21 January 2016

5 Questions for John Podhoretz


John Podhoretz, editor of the conservative monthly Commentary Magazine, columnist for the New York Post, and movie critic for The Weekly Standard, offers his insights and analysis on what is already an unprecedented political campaign for the presidency of the United States. He spoke with Abby W. Schachter, US editor of CapX.

  1. We seem to have a perfect storm of political chaos on both left and right. What the hell is going on?

I think there is a real sense across the political spectrum that the country’s institutions are entirely unresponsive to the country’s problems. This is manifesting itself in all kinds of strange ways, both in politics and outside of politics.

The phenomenon: A self-described socialist (Bernie Sanders) garnering what appears to be 40 percent support from people who c all themselves Democrats and a celebrity nationalist populist vulgarian (Donald Trump) approaching the same kind of numbers in the Republican race. Both are the result of a conviction that is clearly not ideological, that the system is not responding to the country’s problems and that disruptive forces need to be encouraged in order to break through the paralysis.

  1. Barack Obama was supposed to be transformative and he has, but from what you are describing the transformation is negative. Is it all Obama’s fault?

A lot of this can be blamed on President Obama but not all of it. And a lot of what is motivating this explosion is a combination of social and economic trends that transcend both parties and even this generation.

The data show the American middle class has essentially not had a raise in 15 years. For the first half of those 15 years the fact that no one got a raise was offset by growth in nonsalary money like retirement savings and the property people owned. Then the colossal shock [in 2007-2008] and everyone is suddenly 33 percent poorer than they were seven years earlier.

Today we are back to where we were seven years ago. The political system has been unresponsive as well as a contributing factor. Health care costs (which is not political) have eaten up a lot of people’s money. And with that and payroll taxes, 14 percent of people’s salary gets taken off the top, and that hurts more when you make $45,000 then when you make $60,000. None of that is Obama’s fault. Obamacare is his fault. His lack of interest in deregulating the economy is his fault. [Financial regulation legislation] Dodd-Frank is his fault.

There are gigantic global and secular trends that can’t be assigned to anyone ideology or party.

The central issue — and reason for Trump and Sanders – is nobody on the right or left has any idea how to fix what is broken. Trump says, “I’ll put the best men on it.” Now, that’s not an answer but it’s no worse than Hillary saying, “raise the minimum wage” or “free college tuition.” None of this can get us to 4 percent growth.

  1. Is the success of Donald Trump similar to the Tea Party – or the success of Bernie Sanders similar to Occupy Wall Street — when early on many observers said this isn’t going to amount to anything and then came the dawning realization that it might be here to stay?

I don’t think it is a question of movement within the parties or movements within ideological camps were ignored and have given rise to current conditions.

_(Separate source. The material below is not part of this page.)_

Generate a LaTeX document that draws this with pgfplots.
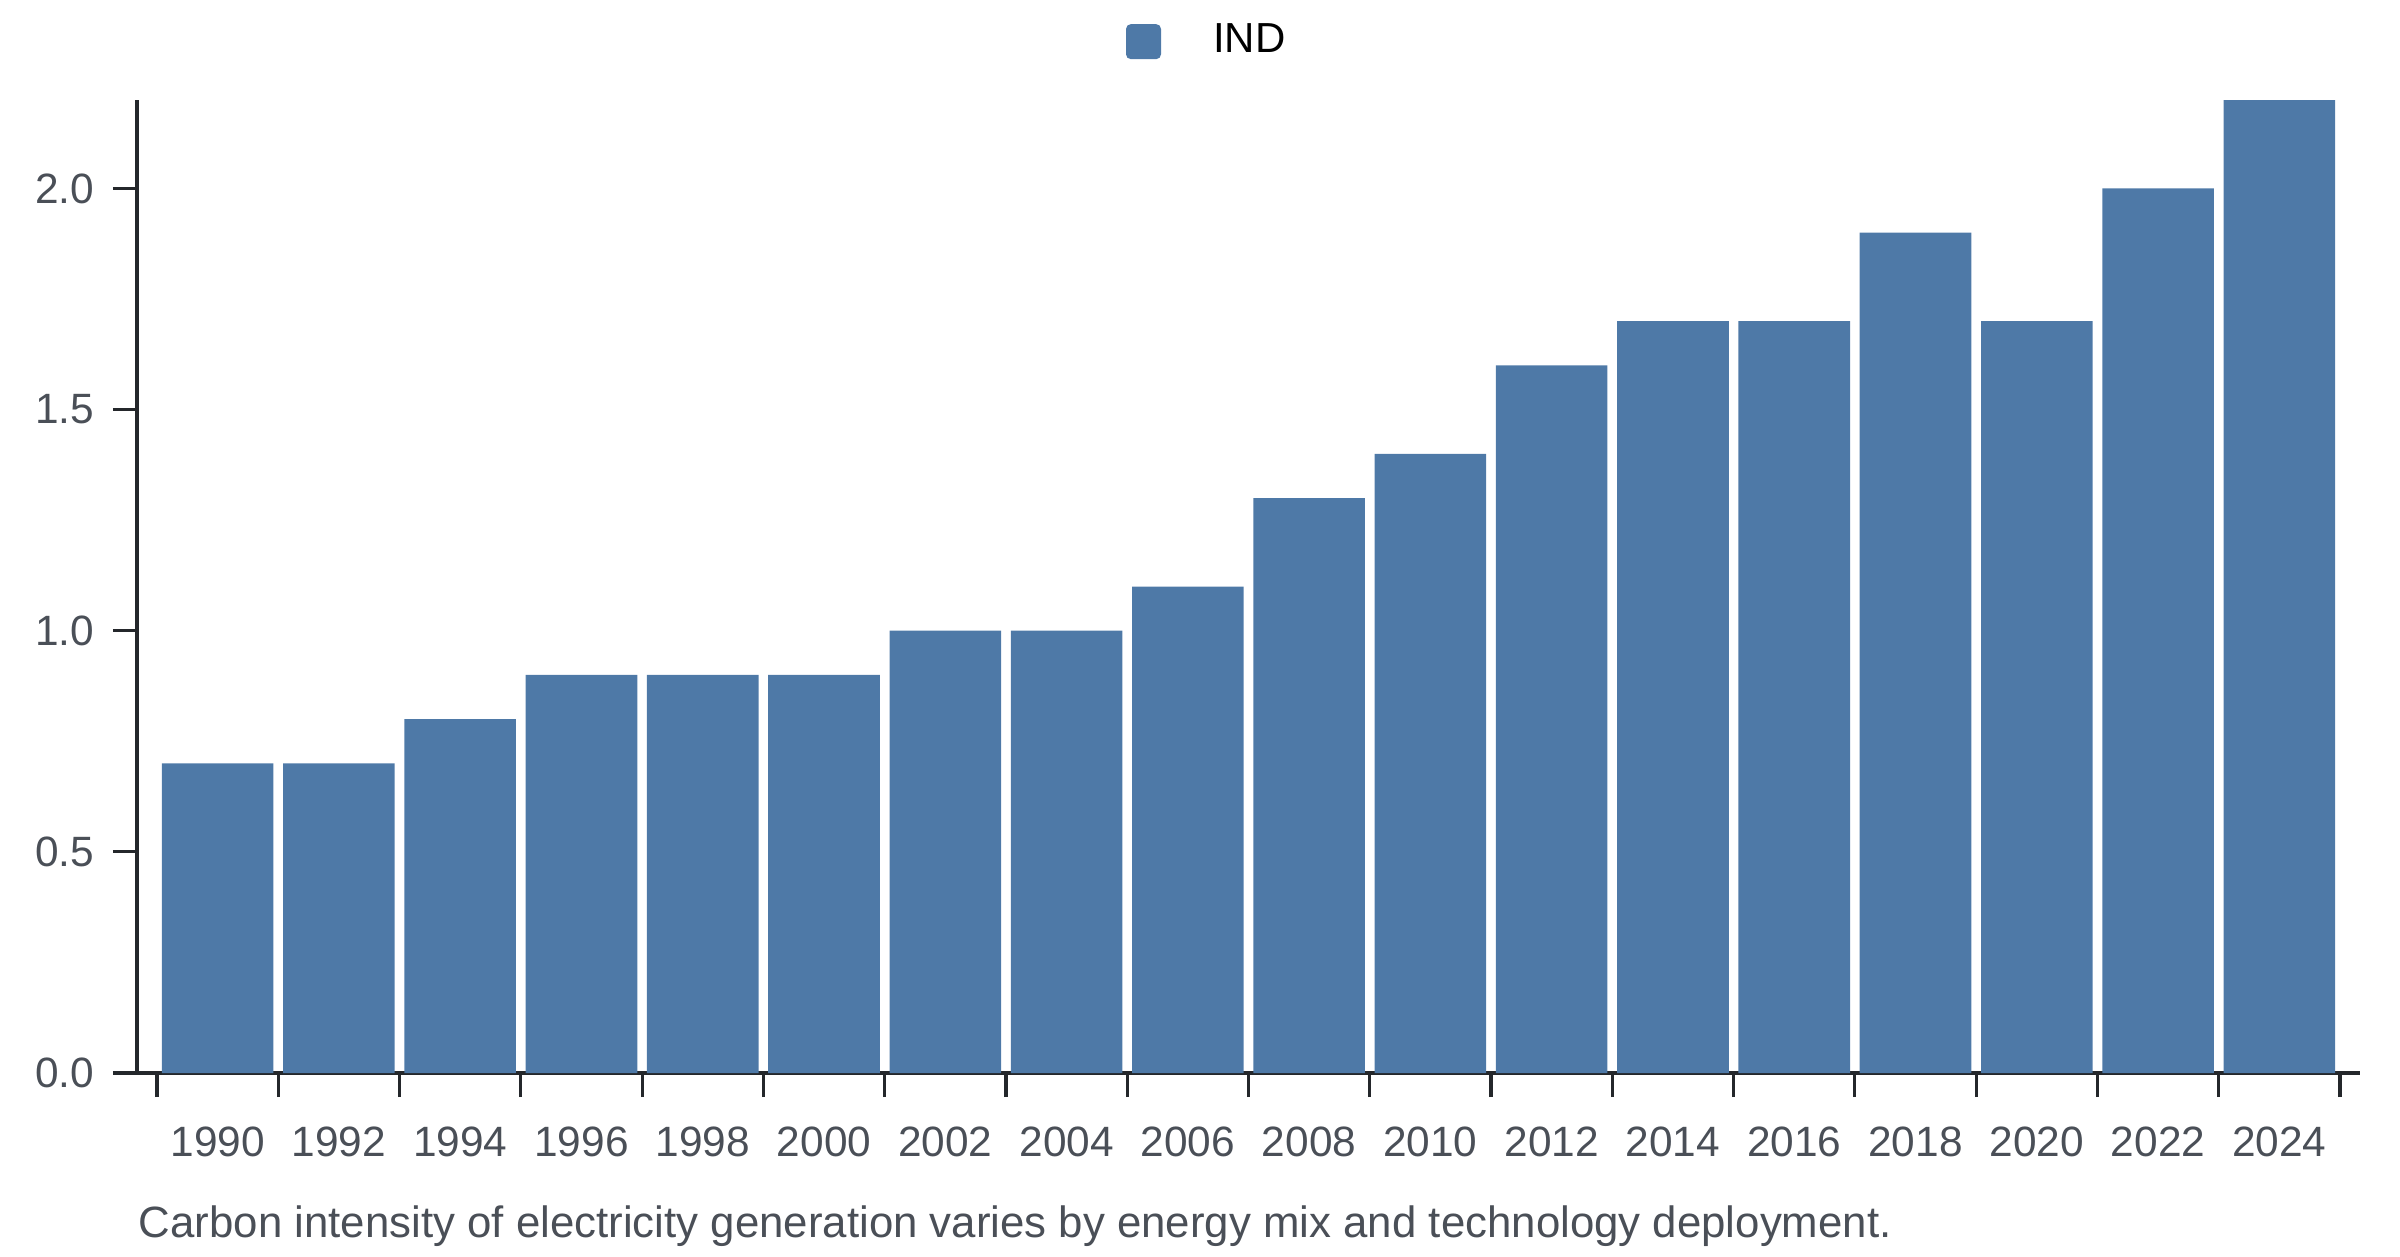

The presumption was that this would  – and still may – be an ordinary election.

After two terms, there is an open seat for the presidency. Democrats can get people out to the polls for presidential elections but were supposed to be facing serious headwinds. Republicans were going to have better candidates, incredibly talented candidates. They were running conventional campaigns. This candidate was going to get evangelical support in Iowa, and this one had this plan for winning [the second primary state of] New Hampshire.

No one is interested.

This is not a conventional election in the Democratic party either. No one wants anyone with a serious governing record. No one wants a prudent and positive view of America that can really fix things.

Democrats are positive about Hillary Clinton but no one is jazzed by the idea of a 69-year-old woman who was a non-entity as Secretary of State after being a non-entity as a senator, and who was married to a president. She seems to believe she should get the nomination by acclamation. Sanders can’t win. And again, no one is interested. The political class misread that people think anyone in politics is high quality.

  1. Given the mood, will it matter if Hillary is criminally indicted?

It matters, but I find it hard to believe she will be indicted. If she is indicted, Vice President Joe Biden will end up the nominee. But that still won’t answer anyone’s problems.

  1. You’ve written about movies and popular culture longer than politics. Can a film like 13 Hours or The Big Short have an impact on the election campaign?

Movie audiences aren’t big enough to make a difference. The Big Short sold something like eight million tickets so that means it grosses $100 million. The television show The Walking Dead gets twice that [audience]. The anxieties and concerns expressed by hit TV shows like The Walking Dead, that portray the world in a relative state of collapse, are much more telling than specifically political movies.

Abby W. Schachter is US editor of CapX.